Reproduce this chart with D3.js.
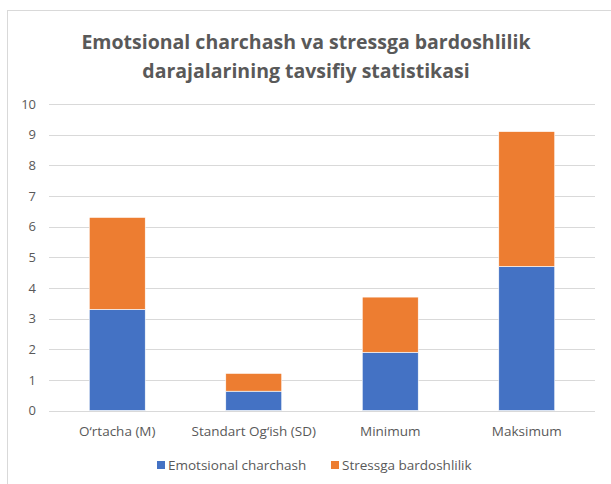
<!DOCTYPE html>
<html>
<head>
<meta charset="utf-8">
<script src="https://cdn.jsdelivr.net/npm/d3@7"></script>
<style>
  body { margin: 0; background: #fff; }
  text { font-family: "Open Sans", "Noto Sans", sans-serif; fill: #595959; }
</style>
</head>
<body>
<script>
var categories = ["O\u2018rtacha (M)", "Standart Og\u2018ish (SD)", "Minimum", "Maksimum"];
var seriesNames = ["Emotsional charchash", "Stressga bardoshlilik"];
var emotsional = [3.3, 0.63, 1.9, 4.7];
var stress = [3.0, 0.58, 1.8, 4.4];
var yTicks = [0, 1, 2, 3, 4, 5, 6, 7, 8, 9, 10];
var colors = ["#4472C4", "#ED7D31"];

var width = 611,
    height = 484;

var margin = {left: 49, right: 16, top: 104, bottom: 73};

var svg = d3.select("body").append("svg")
    .attr("width", width)
    .attr("height", height);

// chart area border
svg.append("rect")
    .attr("x", 7.5).attr("y", 10.5)
    .attr("width", width + 10).attr("height", height + 10)
    .attr("fill", "none")
    .attr("stroke", "#d9d9d9");

var x = d3.scaleBand()
    .domain(categories)
    .range([margin.left, width - margin.right])
    .paddingInner(0.59)
    .paddingOuter(0.295);

var y = d3.scaleLinear()
    .domain([0, 10])
    .range([height - margin.bottom - 0.5, margin.top]);

// gridlines
svg.append("g")
  .selectAll("line")
    .data(yTicks)
  .enter().append("line")
    .attr("x1", margin.left)
    .attr("x2", width - margin.right)
    .attr("y1", function(d) { return Math.round(y(d)) + 0.5; })
    .attr("y2", function(d) { return Math.round(y(d)) + 0.5; })
    .attr("stroke", "#d9d9d9")
    .attr("stroke-width", 1);

var rows = categories.map(function(c, i) {
  return {cat: c, "Emotsional charchash": emotsional[i], "Stressga bardoshlilik": stress[i]};
});
var stacked = d3.stack().keys(seriesNames)(rows);

svg.append("g")
  .selectAll("g")
    .data(stacked)
  .enter().append("g")
    .attr("fill", function(d, i) { return colors[i]; })
  .selectAll("rect")
    .data(function(d) { return d; })
  .enter().append("rect")
    .attr("x", function(d) { return x(d.data.cat); })
    .attr("width", x.bandwidth())
    .attr("y", function(d) { return y(d[1]); })
    .attr("height", function(d) { return y(d[0]) - y(d[1]); })
    .attr("stroke", "#fff")
    .attr("stroke-width", 0.6);

// y axis labels
var yAxis = d3.axisLeft(y).tickValues(yTicks).tickSize(0).tickPadding(0);
var gy = svg.append("g")
    .attr("transform", "translate(36,0)")
    .call(yAxis);
gy.select(".domain").remove();
gy.selectAll("text")
    .attr("font-size", 13)
    .attr("font-family", null)
    .attr("fill", "#595959");

// x axis labels
var xAxis = d3.axisBottom(x).tickSize(0).tickPadding(0);
var gx = svg.append("g")
    .attr("transform", "translate(0," + (height - margin.bottom + 15) + ")")
    .call(xAxis);
gx.select(".domain").remove();
gx.selectAll("text")
    .attr("font-size", 13.5)
    .attr("font-family", null)
    .attr("fill", "#595959");

// title
var title = svg.append("text")
    .attr("text-anchor", "middle")
    .attr("font-size", 19.5)
    .attr("font-weight", "bold")
    .attr("x", 306);
title.append("tspan").attr("x", 306).attr("y", 49).text("Emotsional charchash va stressga bardoshlilik");
title.append("tspan").attr("x", 306).attr("y", 78).text("darajalarining  tavsifiy statistikasi");

// legend
var legendX = [157, 331];
var legend = svg.append("g")
  .selectAll("g")
    .data(seriesNames)
  .enter().append("g")
    .attr("transform", function(d, i) { return "translate(" + legendX[i] + ",461)"; });
legend.append("rect")
    .attr("width", 8).attr("height", 8)
    .attr("fill", function(d, i) { return colors[i]; });
legend.append("text")
    .attr("x", 11)
    .attr("y", 9)
    .attr("font-size", 13.5)
    .text(function(d) { return d; });
</script>
</body>
</html>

Aim of the task — Return the material word for word. Pictures are not part of the copy.

Answer to the exercise —
Reproduce this chart with D3.js.
<!DOCTYPE html>
<html>
<head>
<meta charset="utf-8">
<script src="https://cdn.jsdelivr.net/npm/d3@7"></script>
<style>
  body { margin: 0; background: #fff; }
  text { font-family: "Open Sans", "Noto Sans", sans-serif; fill: #595959; }
</style>
</head>
<body>
<script>
var categories = ["O\u2018rtacha (M)", "Standart Og\u2018ish (SD)", "Minimum", "Maksimum"];
var seriesNames = ["Emotsional charchash", "Stressga bardoshlilik"];
var emotsional = [3.3, 0.63, 1.9, 4.7];
var stress = [3.0, 0.58, 1.8, 4.4];
var yTicks = [0, 1, 2, 3, 4, 5, 6, 7, 8, 9, 10];
var colors = ["#4472C4", "#ED7D31"];

var width = 611,
    height = 484;

var margin = {left: 49, right: 16, top: 104, bottom: 73};

var svg = d3.select("body").append("svg")
    .attr("width", width)
    .attr("height", height);

// chart area border
svg.append("rect")
    .attr("x", 7.5).attr("y", 10.5)
    .attr("width", width + 10).attr("height", height + 10)
    .attr("fill", "none")
    .attr("stroke", "#d9d9d9");

var x = d3.scaleBand()
    .domain(categories)
    .range([margin.left, width - margin.right])
    .paddingInner(0.59)
    .paddingOuter(0.295);

var y = d3.scaleLinear()
    .domain([0, 10])
    .range([height - margin.bottom - 0.5, margin.top]);

// gridlines
svg.append("g")
  .selectAll("line")
    .data(yTicks)
  .enter().append("line")
    .attr("x1", margin.left)
    .attr("x2", width - margin.right)
    .attr("y1", function(d) { return Math.round(y(d)) + 0.5; })
    .attr("y2", function(d) { return Math.round(y(d)) + 0.5; })
    .attr("stroke", "#d9d9d9")
    .attr("stroke-width", 1);

var rows = categories.map(function(c, i) {
  return {cat: c, "Emotsional charchash": emotsional[i], "Stressga bardoshlilik": stress[i]};
});
var stacked = d3.stack().keys(seriesNames)(rows);

svg.append("g")
  .selectAll("g")
    .data(stacked)
  .enter().append("g")
    .attr("fill", function(d, i) { return colors[i]; })
  .selectAll("rect")
    .data(function(d) { return d; })
  .enter().append("rect")
    .attr("x", function(d) { return x(d.data.cat); })
    .attr("width", x.bandwidth())
    .attr("y", function(d) { return y(d[1]); })
    .attr("height", function(d) { return y(d[0]) - y(d[1]); })
    .attr("stroke", "#fff")
    .attr("stroke-width", 0.6);

// y axis labels
var yAxis = d3.axisLeft(y).tickValues(yTicks).tickSize(0).tickPadding(0);
var gy = svg.append("g")
    .attr("transform", "translate(36,0)")
    .call(yAxis);
gy.select(".domain").remove();
gy.selectAll("text")
    .attr("font-size", 13)
    .attr("font-family", null)
    .attr("fill", "#595959");

// x axis labels
var xAxis = d3.axisBottom(x).tickSize(0).tickPadding(0);
var gx = svg.append("g")
    .attr("transform", "translate(0," + (height - margin.bottom + 15) + ")")
    .call(xAxis);
gx.select(".domain").remove();
gx.selectAll("text")
    .attr("font-size", 13.5)
    .attr("font-family", null)
    .attr("fill", "#595959");

// title
var title = svg.append("text")
    .attr("text-anchor", "middle")
    .attr("font-size", 19.5)
    .attr("font-weight", "bold")
    .attr("x", 306);
title.append("tspan").attr("x", 306).attr("y", 49).text("Emotsional charchash va stressga bardoshlilik");
title.append("tspan").attr("x", 306).attr("y", 78).text("darajalarining  tavsifiy statistikasi");

// legend
var legendX = [157, 331];
var legend = svg.append("g")
  .selectAll("g")
    .data(seriesNames)
  .enter().append("g")
    .attr("transform", function(d, i) { return "translate(" + legendX[i] + ",461)"; });
legend.append("rect")
    .attr("width", 8).attr("height", 8)
    .attr("fill", function(d, i) { return colors[i]; });
legend.append("text")
    .attr("x", 11)
    .attr("y", 9)
    .attr("font-size", 13.5)
    .text(function(d) { return d; });
</script>
</body>
</html>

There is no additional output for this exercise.